Barinov's detention on suspicion of fraud and embezzlement late Tuesday came after he campaigned against a major subsidiary of state-owned oil major Rosneft for nonpayment of a 900 million ruble ($33 million) tax debt and for breaking ecological standards. Many have seen his arrest and his trial, which is to take place in closed hearings, as an attack on democracy. Protesters called for Barinov to be released and for his trial to be public.

Barinov is the last governor in Russia to be elected by popular vote following sweeping changes by President Vladimir Putin that allowed the Kremlin to appoint regional leaders. He is the first governor to be detained while in office.

Viktor Turovsky, a spokesman for Barinov, said he feared the governor's arrest was connected to his attack on the Rosneft subsidiary, Severnaya Neft, which owns the region's vast Val Gamburtseva field. "It is possible this is one of the reasons behind this. It seems state companies don't pay debts even though privately owned firms are paying in full," Turovsky said Thursday by telephone.

The criminal charges against Barinov -- for allegedly embezzling funds to buy apartments and for engaging in fraudulent schemes with promissory notes when he headed LUKoil subsidiary Arkhangelskgeodobycha -- had already been dropped once before, in 2000, Turovsky said.

Nikolai Petrov, scholar-in-residence at the Carnegie Moscow Center, said Barinov's detention, together with recent moves to fire two senators from the Federation Council, was a sign the Kremlin was resorting to forceful methods to hold sway over Russia's 89 regions. "This shows the rapid activization of the hard-line faction in the Kremlin and their lack of desire to build relations with regional leaders through any other method aside from force," he said.

Rosneft's chairman is Igor Sechin, the deputy head of the Kremlin administration and seen as the leader of the hard-line, or siloviki, bloc in the Kremlin.

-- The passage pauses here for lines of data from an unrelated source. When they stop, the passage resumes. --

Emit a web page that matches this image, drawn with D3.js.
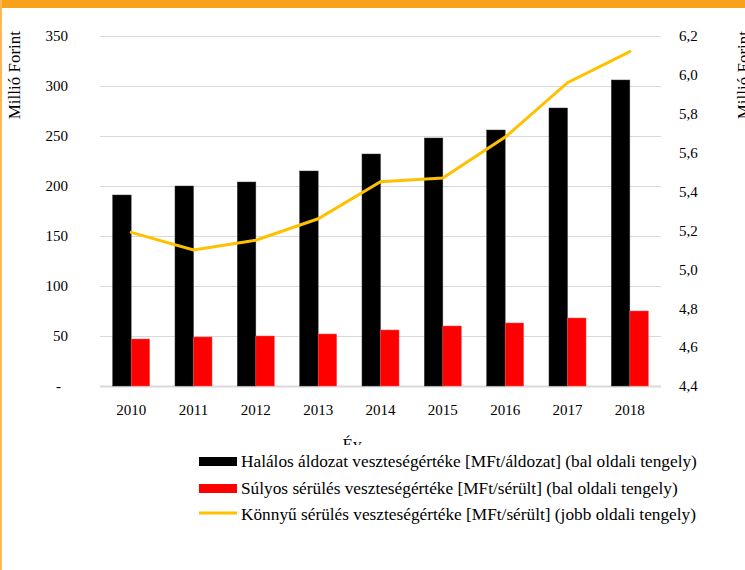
<!DOCTYPE html>
<html>
<head>
<meta charset="utf-8">
<script src="https://cdn.jsdelivr.net/npm/d3@7/dist/d3.min.js"></script>
<style>
  body { margin: 0; background: #fff; }
  svg { display: block; font-family: "Liberation Serif", "Times New Roman", serif; }
</style>
</head>
<body>
<div id="chart"></div>
<script>
const years = ['2010', '2011', '2012', '2013', '2014', '2015', '2016', '2017', '2018'];
const halalos = [191, 200, 204, 215, 232, 248, 256, 278, 306];
const sulyos = [47, 49, 50, 52, 56, 60, 63, 68, 75];
const konnyu = [5.19, 5.10, 5.15, 5.26, 5.45, 5.47, 5.68, 5.96, 6.12];
const leftTicks = [0, 50, 100, 150, 200, 250, 300, 350];
const rightTicks = [4.4, 4.6, 4.8, 5.0, 5.2, 5.4, 5.6, 5.8, 6.0, 6.2];
const legendLabels = [
  'Halálos áldozat veszteségértéke [MFt/áldozat] (bal oldali tengely)',
  'Súlyos sérülés veszteségértéke [MFt/sérült] (bal oldali tengely)',
  'Könnyű sérülés veszteségértéke [MFt/sérült] (jobb oldali tengely)'
];

const serif = '"Liberation Serif", "Times New Roman", serif';
const width = 745, height = 570;
const plot = { left: 100, right: 661, top: 36, bottom: 386 };

const svg = d3.select('#chart').append('svg')
  .attr('width', width)
  .attr('height', height)
  .attr('font-family', serif);

svg.append('rect').attr('width', width).attr('height', height).attr('fill', '#fff');

// orange frame (top band, thin left edge)
svg.append('rect').attr('x', 0).attr('y', 0).attr('width', width).attr('height', 8).attr('fill', '#f9a11b');
svg.append('rect').attr('x', 0).attr('y', 0).attr('width', 2).attr('height', height).attr('fill', '#fbb955');

const x = d3.scaleBand().domain(years).range([plot.left, plot.right]).paddingInner(0).paddingOuter(0);
const yL = d3.scaleLinear().domain([0, 350]).range([plot.bottom, plot.top]);
const yR = d3.scaleLinear().domain([4.4, 6.2]).range([plot.bottom, plot.top]);
const barW = x.bandwidth() * 0.297;

// d3 axes put sans-serif on their group; force the serif face on the labels
function styleAxis(g) {
  g.attr('font-family', serif);
  g.select('.domain').remove();
  g.selectAll('text')
    .attr('font-family', serif)
    .attr('font-size', 15)
    .attr('fill', '#000');
}

// left axis + gridlines
const leftAxis = svg.append('g')
  .attr('transform', `translate(${plot.left},0)`)
  .call(d3.axisLeft(yL).tickValues(leftTicks).tickSize(-(plot.right - plot.left)).tickPadding(32)
    .tickFormat(d => d === 0 ? '-' : d));
styleAxis(leftAxis);
leftAxis.selectAll('line').attr('stroke', '#d9d9d9').attr('stroke-width', 1);
leftAxis.selectAll('.tick').filter(d => d === 0).select('line').attr('stroke-width', 2);
leftAxis.selectAll('.tick').filter(d => d === 0).select('text').attr('x', -39);

// right axis
const fmt = d3.format('.1f');
const rightAxis = svg.append('g')
  .attr('transform', `translate(${plot.right},0)`)
  .call(d3.axisRight(yR).tickValues(rightTicks).tickSize(0).tickPadding(18)
    .tickFormat(d => fmt(d).replace('.', ',')));
styleAxis(rightAxis);

// bottom axis
const bottomAxis = svg.append('g')
  .attr('transform', `translate(0,${plot.bottom})`)
  .call(d3.axisBottom(x).tickSize(0).tickPadding(18));
styleAxis(bottomAxis);

// bars
svg.append('g').selectAll('rect')
  .data(halalos)
  .join('rect')
  .attr('x', (d, i) => x(years[i]) + x.bandwidth() / 2 - barW)
  .attr('y', d => yL(d))
  .attr('width', barW)
  .attr('height', d => yL(0) - yL(d))
  .attr('fill', '#000')
  .attr('stroke', '#3a3a3a')
  .attr('stroke-width', 0.5);

svg.append('g').selectAll('rect')
  .data(sulyos)
  .join('rect')
  .attr('x', (d, i) => x(years[i]) + x.bandwidth() / 2)
  .attr('y', d => yL(d))
  .attr('width', barW)
  .attr('height', d => yL(0) - yL(d))
  .attr('fill', '#ff0000')
  .attr('stroke', '#ff5050')
  .attr('stroke-width', 0.5);

// line
const line = d3.line()
  .x((d, i) => x(years[i]) + x.bandwidth() / 2)
  .y(d => yR(d));
svg.append('path')
  .datum(konnyu)
  .attr('d', line)
  .attr('fill', 'none')
  .attr('stroke', '#ffc000')
  .attr('stroke-width', 3)
  .attr('stroke-linecap', 'round');

// axis titles
svg.append('text')
  .attr('transform', 'translate(20,31) rotate(-90)')
  .attr('text-anchor', 'end')
  .attr('font-size', 17)
  .text('Millió Forint');
svg.append('text')
  .attr('transform', 'translate(749,31) rotate(-90)')
  .attr('text-anchor', 'end')
  .attr('font-size', 17)
  .text('Millió Forint');
svg.append('text')
  .attr('x', 352)
  .attr('y', 450)
  .attr('text-anchor', 'middle')
  .attr('font-size', 17)
  .text('Év');

// legend (its white box hides the bottom of the x title)
const legend = svg.append('g');
legend.append('rect').attr('x', 192).attr('y', 445).attr('width', 530).attr('height', 85).attr('fill', '#fff');
const rowY = [467, 494, 520];
const items = legend.selectAll('g.item')
  .data(legendLabels)
  .join('g')
  .attr('class', 'item')
  .attr('transform', (d, i) => `translate(0,${rowY[i]})`);
items.each(function (d, i) {
  const g = d3.select(this);
  if (i < 2) {
    g.append('rect').attr('x', 199).attr('y', -10).attr('width', 38).attr('height', 9)
      .attr('fill', i === 0 ? '#000' : '#ff0000');
  } else {
    g.append('line').attr('x1', 199).attr('x2', 237).attr('y1', -7).attr('y2', -7)
      .attr('stroke', '#ffc000').attr('stroke-width', 3);
  }
  g.append('text').attr('x', 241).attr('y', 0).attr('font-size', 17.3).text(d);
});
</script>
</body>
</html>
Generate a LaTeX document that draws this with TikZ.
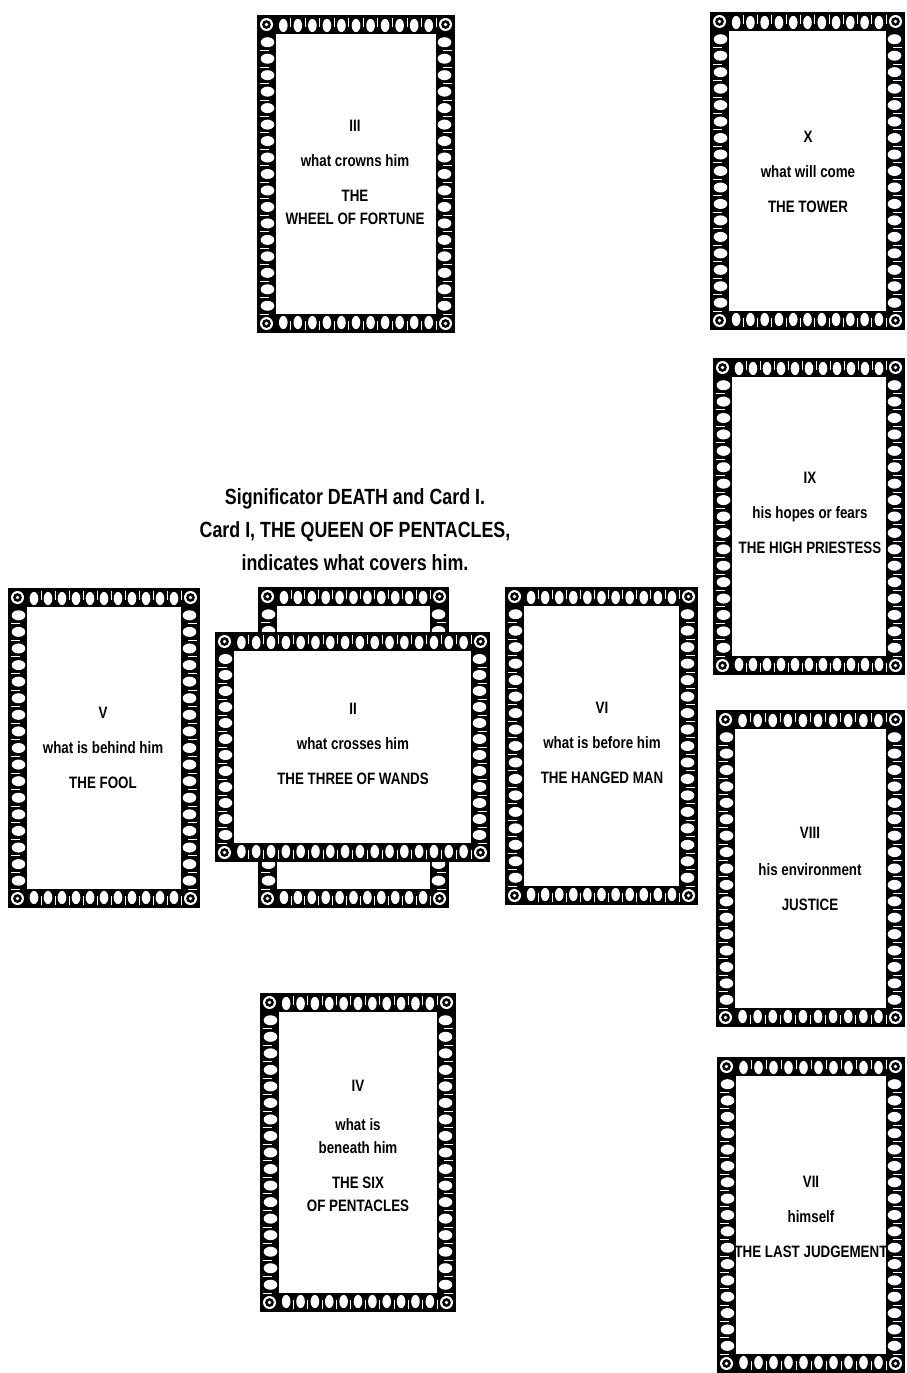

Rosneft has been seeking to strengthen its position in regions where it has production subsidiaries. Rosneft executive Sergei Burov was this month elected mayor of Nefteyugansk, home to the oil major's largest subsidiary, Yugansknefetgaz.

Barinov beat a Rosneft executive, Alexander Shmakov, for the Nenets governor's post in elections in February 2005, despite facing pressure to stand down, Turovsky said.

Shmakov, the former head of Rosneft's Polar Lights regional venture, arrived in Naryan-Mar from Moscow after Barinov's detention, Turovksy said. Shmakov is widely expected to be appointed acting governor in Barinov's absence, he said.

Rosneft spokesman Nikolai Manvelov said Thursday that Rosneft had nothing to do with events in Nenets. "We are not involved in political activities," he said. As for the tax debt, which stems from a dispute 10 years ago, "Rosneft is acting in line with all signed agreements," he said.